The escalating war between technology companies over intellectual property has had a number of unfortunate consequences, but perhaps none is sadder than the spectacle of an ailing Internet giant using the threat of patent litigation to extract money from an up-and-coming firm. Yet that appears to be Yahoo's strategy, by demanding that Facebook pay it licensing fees or else face a potentially costly patent dispute.
Yahoo says it owns patents for as many as 20 technologies that include online advertising, social networking, and messaging, according to The New York Times, which first reported the company's threats against Facebook. Yahoo called Facebook on Monday to inform the booming social network, which could be worth $100 million after its IPO later this spring, that it currently infringes on those patents. As a result, Yahoo demanded that Facebook pay it licensing fees to cover those technologies, or face litigation.

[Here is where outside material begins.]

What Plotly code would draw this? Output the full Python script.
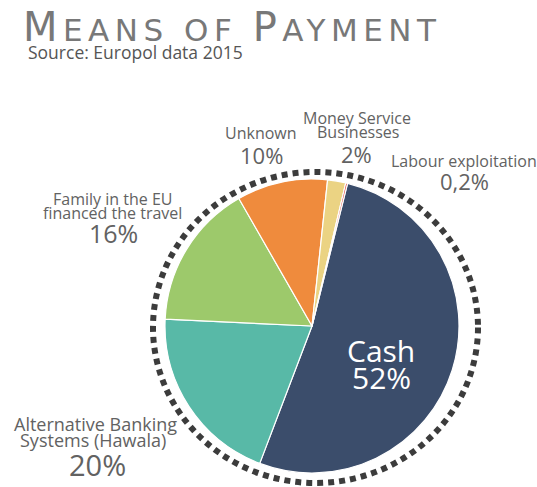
import plotly.graph_objects as go

W, H = 537, 487

categories = ["Cash", "Alternative Banking Systems (Hawala)", "Family in the EU financed the travel",
              "Unknown", "Money Service Businesses", "Labour exploitation"]
values = [52, 20, 16, 10, 2, 0.2]
pct_labels = ["52%", "20%", "16%", "10%", "2%", "0,2%"]
colors = ["#3b4d6b", "#58b9a7", "#9dc96b", "#ef8b3d", "#ebd383", "#e0453a"]

def px(x):
    return x / W

def py(y):
    return (H - y) / H

cx, cy, r = 312, 326, 147

fig = go.Figure(go.Pie(
    labels=categories, values=values, sort=False, direction="clockwise",
    rotation=14, textinfo="none", hoverinfo="label+value",
    marker=dict(colors=colors, line=dict(color="white", width=1.2)),
    domain=dict(x=[px(cx - r), px(cx + r)], y=[py(cy + r), py(cy - r)]),
    showlegend=False,
))

grey = "#626262"
font = "Open Sans"
ann = []

def add(text, x, y, size, color=grey, anchor="center", family=font, weight="normal"):
    ann.append(dict(text=text, x=px(x), y=py(y), xref="paper", yref="paper",
                    xanchor=anchor, yanchor="middle", showarrow=False,
                    font=dict(family=family, size=size, color=color, weight=weight)))

# Title
ls = "letter-spacing:5.5px"
add(f'<span style="{ls}">M</span><span style="font-size:31px;{ls}">EANS OF </span>'
    f'<span style="{ls}">P</span><span style="font-size:31px;{ls}">AYMENT</span>',
    21, 27, 40, "#787878", "left", "DejaVu Sans")
add("Source: Europol data 2015", 26, 52, 17.5, "#555555", "left")

# Labels
add("Money Service", 357, 118, 16)
add("Businesses", 358, 132, 16)
add(pct_labels[4], 356, 154, 22)

add("Labour exploitation", 464, 161, 16)
add(pct_labels[5], 464, 181, 22)

add("Unknown", 261, 133, 16)
add(pct_labels[3], 261, 155, 22)

add("Family in the EU", 112, 199, 16)
add("financed the travel", 112, 213, 16)
add(pct_labels[2], 113, 233, 25)

add("Alternative Banking", 95, 424, 18)
add("Systems (Hawala)", 93, 440, 18)
add(pct_labels[1], 97, 464, 29)

add(categories[0], 381, 350, 30, "white")
add(pct_labels[0], 381, 377, 30, "white")

fig.update_layout(
    width=W, height=H, margin=dict(l=0, r=0, t=0, b=0),
    paper_bgcolor="white", plot_bgcolor="white",
    annotations=ann,
    shapes=[dict(type="circle", xref="paper", yref="paper",
                 x0=px(153), x1=px(478), y0=py(483), y1=py(172),
                 line=dict(color="#3c3c3c", width=6, dash="6px,5px"))],
)

fig.write_html("out.html", config={"displayModeBar": False},
               post_script="document.body.style.margin='0';document.body.style.overflow='hidden';")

"Yahoo has a responsibility to its shareholders, employees and other stakeholders to protect its intellectual property," Yahoo spokesman said in statement cited by the paper. "We must insist that Facebook either enter into a licensing agreement or we will be compelled to move forward unilaterally to protect our rights."
A Facebook spokesperson declined to comment.
Yahoo has had a particularly rocky several months, as the company seeks to turn around a years-long slide that has seen it eclipsed, not only by one-time rival Google, but also by social media upstarts like Facebook and Twitter. Yahoo still has a huge audience, but it no longer commands the respect it once did as an Internet pioneer.
Last September, Carol Bartz was fired as CEO and in January, co-founder Jerry Yang left the company. In February, board chairman Roy Bostock resigned, clearing the way for Yahoo to sell its valuable Asian assets, but those talks have faltered.
Now Yahoo appears to be throwing itself head-first into Silicon Valley's escalating patent wars, which have been particularly heated in the mobile phone space, if not between social networking companies. Apple has been waging a proxy patent battle against Google's Android mobile operating system, targeting one of the search giant's main hardware partners, Samsung.
Indeed, Google's $12.5 billion purchase of Motorola Mobility was a way to gain access to 17,000 mobile technology patents, in part to defend against intellectual property attacks from Apple and Microsoft. Both of those companies, meanwhile, are part of a consortium that has agreed pay $4.5 billion to purchase some 6,000 patents from Nortel.
The problem for Yahoo is that no one likes a patent troll, and the company risks further harming its already-battered reputation at a time when it should be focusing its energies on rebuilding its business not trying to shake-down newer, more successful rivals.